Primarily is the importance of the Resurrection itself.
Angel: Why do you seek the dead among the living.
Burial Guy (NY accent): Well, you know the guy was pretty fucking dead on Friday. You know what, I'm gonna call Matthew and get this straightened out.
*dials Matthew*
Hey, Matthew, yeah, I'm at the tomb. Yeah, the boulder may or may not be here and/or have or have not been moved.
I know, kinda vague... regardless, I'm out here ready to make with the burial preparations, but instead I'm dealing with this wise ass angel who is playing word games.
No, I have no idea what he is talking about. He says Jesus resurr-whated... what's that?
He's resurrected.
I have no idea what that means either!
Hey, angel, what does this resurrected mean?
Angel: It means he has come back to life.

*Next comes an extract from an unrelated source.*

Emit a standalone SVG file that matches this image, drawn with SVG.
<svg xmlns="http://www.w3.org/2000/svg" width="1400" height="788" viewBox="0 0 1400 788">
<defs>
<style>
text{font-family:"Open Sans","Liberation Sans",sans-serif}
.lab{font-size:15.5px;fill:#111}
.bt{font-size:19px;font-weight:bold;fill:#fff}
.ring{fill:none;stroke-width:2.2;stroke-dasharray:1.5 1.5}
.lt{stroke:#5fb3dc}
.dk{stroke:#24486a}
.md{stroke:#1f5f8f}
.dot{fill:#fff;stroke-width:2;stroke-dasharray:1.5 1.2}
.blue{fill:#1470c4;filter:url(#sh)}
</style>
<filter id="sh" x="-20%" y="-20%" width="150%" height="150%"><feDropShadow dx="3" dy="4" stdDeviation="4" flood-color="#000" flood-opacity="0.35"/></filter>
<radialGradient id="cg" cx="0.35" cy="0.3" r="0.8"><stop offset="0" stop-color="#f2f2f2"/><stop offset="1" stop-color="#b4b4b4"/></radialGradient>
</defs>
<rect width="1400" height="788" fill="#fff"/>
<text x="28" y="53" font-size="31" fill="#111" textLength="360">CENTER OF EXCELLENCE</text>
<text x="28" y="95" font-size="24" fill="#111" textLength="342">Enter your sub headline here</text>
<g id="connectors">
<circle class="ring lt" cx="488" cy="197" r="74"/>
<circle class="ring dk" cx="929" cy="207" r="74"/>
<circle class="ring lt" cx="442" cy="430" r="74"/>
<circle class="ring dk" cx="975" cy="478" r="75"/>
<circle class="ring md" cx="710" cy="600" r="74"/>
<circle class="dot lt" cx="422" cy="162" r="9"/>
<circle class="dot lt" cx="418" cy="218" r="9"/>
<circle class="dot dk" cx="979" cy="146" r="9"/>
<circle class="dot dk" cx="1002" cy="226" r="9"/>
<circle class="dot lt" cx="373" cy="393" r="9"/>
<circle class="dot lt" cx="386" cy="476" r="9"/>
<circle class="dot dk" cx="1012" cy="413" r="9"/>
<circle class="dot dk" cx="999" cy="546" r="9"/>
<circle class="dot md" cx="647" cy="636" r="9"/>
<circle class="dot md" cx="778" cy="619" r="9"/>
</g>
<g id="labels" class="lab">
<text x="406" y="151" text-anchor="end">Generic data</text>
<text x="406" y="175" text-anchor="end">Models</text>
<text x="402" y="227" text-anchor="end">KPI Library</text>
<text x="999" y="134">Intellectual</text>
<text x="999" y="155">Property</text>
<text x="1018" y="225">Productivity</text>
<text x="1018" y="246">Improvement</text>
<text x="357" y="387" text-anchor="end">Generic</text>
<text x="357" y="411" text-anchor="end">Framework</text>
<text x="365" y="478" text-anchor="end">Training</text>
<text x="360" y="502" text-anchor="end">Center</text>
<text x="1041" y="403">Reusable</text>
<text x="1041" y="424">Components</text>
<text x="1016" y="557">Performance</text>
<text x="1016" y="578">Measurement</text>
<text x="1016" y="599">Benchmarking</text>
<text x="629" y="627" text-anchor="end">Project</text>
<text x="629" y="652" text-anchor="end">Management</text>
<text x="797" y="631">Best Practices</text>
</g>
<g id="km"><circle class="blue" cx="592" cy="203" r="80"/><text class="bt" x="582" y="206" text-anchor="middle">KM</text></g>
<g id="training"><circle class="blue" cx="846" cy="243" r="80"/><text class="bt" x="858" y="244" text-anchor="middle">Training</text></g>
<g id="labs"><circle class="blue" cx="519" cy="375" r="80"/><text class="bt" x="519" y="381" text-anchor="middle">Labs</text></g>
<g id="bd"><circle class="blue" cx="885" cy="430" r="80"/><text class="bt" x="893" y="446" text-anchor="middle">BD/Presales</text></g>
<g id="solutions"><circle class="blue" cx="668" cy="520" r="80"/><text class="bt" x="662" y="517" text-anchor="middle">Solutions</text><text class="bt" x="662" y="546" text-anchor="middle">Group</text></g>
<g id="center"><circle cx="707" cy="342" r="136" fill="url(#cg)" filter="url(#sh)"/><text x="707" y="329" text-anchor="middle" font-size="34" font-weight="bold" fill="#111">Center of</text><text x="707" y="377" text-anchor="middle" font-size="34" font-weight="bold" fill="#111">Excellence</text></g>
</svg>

Burial Guy: So he is alive now.
Angel: In a manner of saying.
Burial Guy: This is great! Where can I see him?
Angel: Well, he ah...
Burial Guy: Oh, I know, he is probably visiting Pilate and waving his fanny at him. That's what I'd do.

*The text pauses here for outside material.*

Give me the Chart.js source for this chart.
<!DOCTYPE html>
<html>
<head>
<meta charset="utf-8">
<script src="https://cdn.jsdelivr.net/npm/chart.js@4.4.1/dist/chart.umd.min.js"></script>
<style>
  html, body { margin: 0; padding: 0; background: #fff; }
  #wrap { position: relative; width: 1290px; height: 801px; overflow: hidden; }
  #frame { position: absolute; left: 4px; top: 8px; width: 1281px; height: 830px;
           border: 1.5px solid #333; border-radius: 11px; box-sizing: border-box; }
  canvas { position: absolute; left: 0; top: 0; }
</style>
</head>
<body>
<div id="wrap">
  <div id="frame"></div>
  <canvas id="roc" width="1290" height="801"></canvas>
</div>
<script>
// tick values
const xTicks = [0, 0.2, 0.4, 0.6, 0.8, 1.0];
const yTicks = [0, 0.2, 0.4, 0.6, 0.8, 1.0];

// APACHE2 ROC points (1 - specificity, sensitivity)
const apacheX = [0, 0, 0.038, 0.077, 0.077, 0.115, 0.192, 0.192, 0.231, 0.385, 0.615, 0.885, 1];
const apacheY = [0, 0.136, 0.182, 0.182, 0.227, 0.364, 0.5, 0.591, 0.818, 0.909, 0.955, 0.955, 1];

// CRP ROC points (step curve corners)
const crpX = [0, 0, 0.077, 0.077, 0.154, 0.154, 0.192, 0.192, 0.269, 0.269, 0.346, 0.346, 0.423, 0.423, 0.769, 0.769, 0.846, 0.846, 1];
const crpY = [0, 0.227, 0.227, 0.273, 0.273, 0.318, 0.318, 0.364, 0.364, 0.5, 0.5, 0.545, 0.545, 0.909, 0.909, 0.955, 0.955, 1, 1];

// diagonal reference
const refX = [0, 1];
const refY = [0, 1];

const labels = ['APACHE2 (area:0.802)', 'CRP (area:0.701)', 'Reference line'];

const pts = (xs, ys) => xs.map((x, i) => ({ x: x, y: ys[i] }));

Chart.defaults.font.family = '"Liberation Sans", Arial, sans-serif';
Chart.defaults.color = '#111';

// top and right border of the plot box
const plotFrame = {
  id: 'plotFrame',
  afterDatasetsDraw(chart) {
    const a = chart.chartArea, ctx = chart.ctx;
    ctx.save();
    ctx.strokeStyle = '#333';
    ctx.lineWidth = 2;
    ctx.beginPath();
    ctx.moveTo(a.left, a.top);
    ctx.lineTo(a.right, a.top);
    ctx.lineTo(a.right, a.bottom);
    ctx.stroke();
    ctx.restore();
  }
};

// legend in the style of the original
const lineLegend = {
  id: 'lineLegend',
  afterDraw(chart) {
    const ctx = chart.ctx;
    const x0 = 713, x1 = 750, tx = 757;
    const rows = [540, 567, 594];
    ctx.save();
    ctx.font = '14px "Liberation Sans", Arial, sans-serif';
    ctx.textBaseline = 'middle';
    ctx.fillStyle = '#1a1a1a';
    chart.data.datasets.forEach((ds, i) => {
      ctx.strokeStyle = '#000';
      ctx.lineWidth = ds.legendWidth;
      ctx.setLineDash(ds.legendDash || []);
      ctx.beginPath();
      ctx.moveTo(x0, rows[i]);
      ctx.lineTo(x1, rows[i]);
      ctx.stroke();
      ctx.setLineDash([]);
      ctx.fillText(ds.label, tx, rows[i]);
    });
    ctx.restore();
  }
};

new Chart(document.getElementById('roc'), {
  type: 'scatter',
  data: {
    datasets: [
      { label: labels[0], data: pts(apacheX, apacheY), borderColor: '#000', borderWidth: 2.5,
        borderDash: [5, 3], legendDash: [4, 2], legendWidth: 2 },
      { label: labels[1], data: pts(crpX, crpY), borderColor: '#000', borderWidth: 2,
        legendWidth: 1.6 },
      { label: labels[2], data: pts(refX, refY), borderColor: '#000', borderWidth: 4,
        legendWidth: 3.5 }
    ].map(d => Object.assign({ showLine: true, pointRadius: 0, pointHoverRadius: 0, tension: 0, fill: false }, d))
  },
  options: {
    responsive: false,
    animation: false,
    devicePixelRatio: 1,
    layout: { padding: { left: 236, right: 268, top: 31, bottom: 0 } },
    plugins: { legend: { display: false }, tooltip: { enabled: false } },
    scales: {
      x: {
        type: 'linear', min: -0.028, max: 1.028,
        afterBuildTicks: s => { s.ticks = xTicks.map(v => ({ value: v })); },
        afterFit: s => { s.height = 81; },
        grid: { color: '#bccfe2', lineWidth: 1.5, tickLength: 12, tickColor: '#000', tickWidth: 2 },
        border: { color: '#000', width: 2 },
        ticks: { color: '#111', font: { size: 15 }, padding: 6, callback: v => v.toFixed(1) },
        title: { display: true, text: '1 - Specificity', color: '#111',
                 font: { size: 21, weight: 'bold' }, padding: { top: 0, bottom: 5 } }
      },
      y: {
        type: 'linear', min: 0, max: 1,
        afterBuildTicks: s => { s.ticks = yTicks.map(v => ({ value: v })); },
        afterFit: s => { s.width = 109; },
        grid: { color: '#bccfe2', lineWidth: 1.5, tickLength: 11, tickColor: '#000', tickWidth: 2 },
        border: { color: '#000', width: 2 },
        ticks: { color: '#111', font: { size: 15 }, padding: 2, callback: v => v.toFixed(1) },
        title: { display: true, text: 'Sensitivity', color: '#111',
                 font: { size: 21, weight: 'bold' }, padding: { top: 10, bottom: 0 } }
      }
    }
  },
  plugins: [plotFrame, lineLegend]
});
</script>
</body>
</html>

Burial Guy: Or maybe he is appearing to the leader of Rome, because that would be an incredible miracle and the entire Roman empire would convert and follow him.

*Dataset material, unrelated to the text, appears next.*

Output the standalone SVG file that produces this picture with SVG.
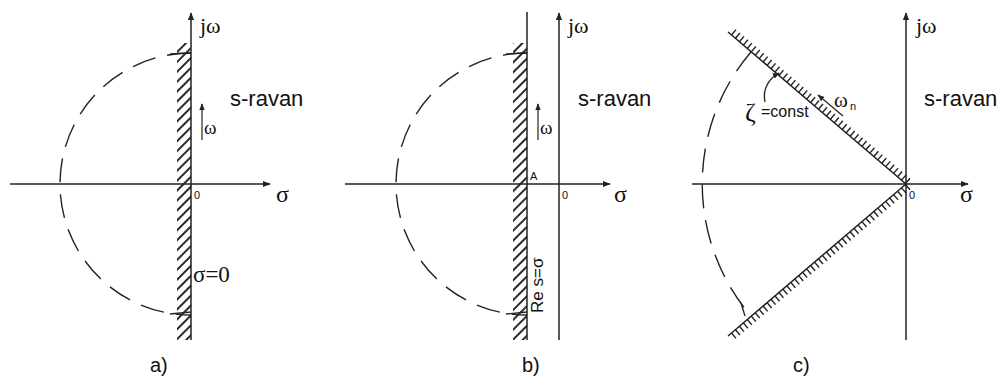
<svg xmlns="http://www.w3.org/2000/svg" width="1004" height="376" viewBox="0 0 1004 376">
<style>
.ax{stroke:#222;stroke-width:1.5;fill:none}
.dash{stroke:#222;stroke-width:1.4;fill:none;stroke-dasharray:24 12}
.tk{stroke:#222;stroke-width:1.3;fill:none}
.tick{stroke:#222;stroke-width:7;fill:none;stroke-dasharray:1.4 3.8}
.serif{font-family:"Liberation Serif",serif;fill:#111}
.sans{font-family:"Liberation Sans",Arial,sans-serif;fill:#111}
</style>
<defs>
<marker id="ah" viewBox="0 0 10 10" refX="9" refY="5" markerWidth="8" markerHeight="8" markerUnits="userSpaceOnUse" orient="auto">
<path d="M0,1 L10,5 L0,9 z" fill="#222"/>
</marker>
<marker id="ahs" viewBox="0 0 10 10" refX="9" refY="5" markerWidth="7" markerHeight="7" markerUnits="userSpaceOnUse" orient="auto">
<path d="M0,1 L10,5 L0,9 z" fill="#222"/>
</marker>
<pattern id="hatch" patternUnits="userSpaceOnUse" width="7" height="7" patternTransform="rotate(45)">
<line x1="1" y1="0" x2="1" y2="7" stroke="#111" stroke-width="1.8"/>
</pattern>
</defs>

<g id="panel-a">
<rect x="177" y="43" width="14" height="297" fill="url(#hatch)"/>
<path class="dash" d="M191,53 A131,131 0 0 0 191,315"/>
<line class="tk" x1="170" y1="54" x2="191" y2="53"/>
<line class="tk" x1="170" y1="314" x2="191" y2="312"/>
<line class="ax" x1="10" y1="184" x2="270" y2="184" marker-end="url(#ah)"/>
<line class="ax" x1="191" y1="340" x2="191" y2="13" marker-end="url(#ah)"/>
<line class="ax" x1="202" y1="140" x2="202" y2="104" marker-end="url(#ahs)" style="stroke-width:1.2"/>
<text class="serif" x="200" y="33" font-size="22">jω</text>
<text class="sans" x="230" y="106" font-size="22">s-ravan</text>
<text class="serif" x="204" y="134" font-size="19">ω</text>
<text class="sans" x="194" y="199" font-size="11">0</text>
<text class="serif" x="276" y="202" font-size="24">σ</text>
<text class="serif" x="193" y="282" font-size="23">σ=0</text>
<text class="sans" x="150" y="372" font-size="20">a)</text>
</g>

<g id="panel-b">
<rect x="513" y="43" width="14" height="297" fill="url(#hatch)"/>
<path class="dash" d="M527,53 A131,131 0 0 0 527,315"/>
<line class="tk" x1="506" y1="54" x2="527" y2="53"/>
<line class="tk" x1="506" y1="314" x2="527" y2="312"/>
<line class="ax" x1="345" y1="184" x2="610" y2="184" marker-end="url(#ah)"/>
<line class="ax" x1="527" y1="340" x2="527" y2="12"/>
<line class="ax" x1="559" y1="340" x2="559" y2="13" marker-end="url(#ah)"/>
<line class="ax" x1="538" y1="140" x2="538" y2="104" marker-end="url(#ahs)" style="stroke-width:1.2"/>
<text class="serif" x="568" y="33" font-size="22">jω</text>
<text class="sans" x="578" y="106" font-size="22">s-ravan</text>
<text class="serif" x="540" y="134" font-size="19">ω</text>
<text class="sans" x="530" y="180" font-size="11">A</text>
<text class="sans" x="562" y="199" font-size="11">0</text>
<text class="serif" x="614" y="202" font-size="24">σ</text>
<text class="sans" transform="translate(543,313) rotate(-90)" font-size="17">Re s=σ</text>
<text class="sans" x="522" y="372" font-size="20">b)</text>
</g>

<g id="panel-c">
<path class="dash" d="M751,52 A203,203 0 0 0 751,316"/>
<g transform="translate(906,184) rotate(-139.5)">
<line class="ax" x1="0" y1="0" x2="234" y2="0"/>
<line class="tick" x1="0" y1="3.5" x2="234" y2="3.5"/>
</g>
<g transform="translate(906,184) rotate(139.5)">
<line class="ax" x1="0" y1="0" x2="234" y2="0"/>
<line class="tick" x1="0" y1="-3.5" x2="234" y2="-3.5"/>
</g>
<line class="tk" x1="741" y1="303" x2="745" y2="316"/>
<line class="ax" x1="692" y1="184" x2="968" y2="184" marker-end="url(#ah)"/>
<line class="ax" x1="906" y1="340" x2="906" y2="13" marker-end="url(#ah)"/>
<path class="tk" d="M765,102 C762,88 770,78 779,73" marker-end="url(#ahs)"/>
<line class="ax" x1="843" y1="116" x2="818" y2="95" marker-end="url(#ahs)" style="stroke-width:1.2"/>
<text class="serif" x="916" y="33" font-size="22">jω</text>
<text class="sans" x="924" y="106" font-size="22">s-ravan</text>
<text class="serif" x="745" y="121" font-size="26">ζ</text>
<text class="sans" x="761" y="117" font-size="16">=const</text>
<text class="serif" x="834" y="107" font-size="21">ω</text>
<text class="sans" x="850" y="110" font-size="11">n</text>
<text class="sans" x="909" y="199" font-size="11">0</text>
<text class="serif" x="960" y="202" font-size="24">σ</text>
<text class="sans" x="793" y="372" font-size="20">c)</text>
</g>
</svg>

Burial Guy: So when does he get back here?
Angel: Well, he'll appear to a few people, but that'll be it.
Burial Guy: What?! He erects himsel...
Angel: Resurrects.
Burial Guy: Yeah, whatever, he resurrects himself... appears to a few people and that's fucking it?!
Angel: Uh huh.
Burial Guy: What the fuck is the point of that?!
Angel: I really got to go... *poof*
Burial Guy: Wasting my damn weekend on this stupid cult! Screw it, I'm going to follow Cthulu!
So once again, we are left wondering, why the Resurrection was one of the most anti-climatic "miracles" of all time?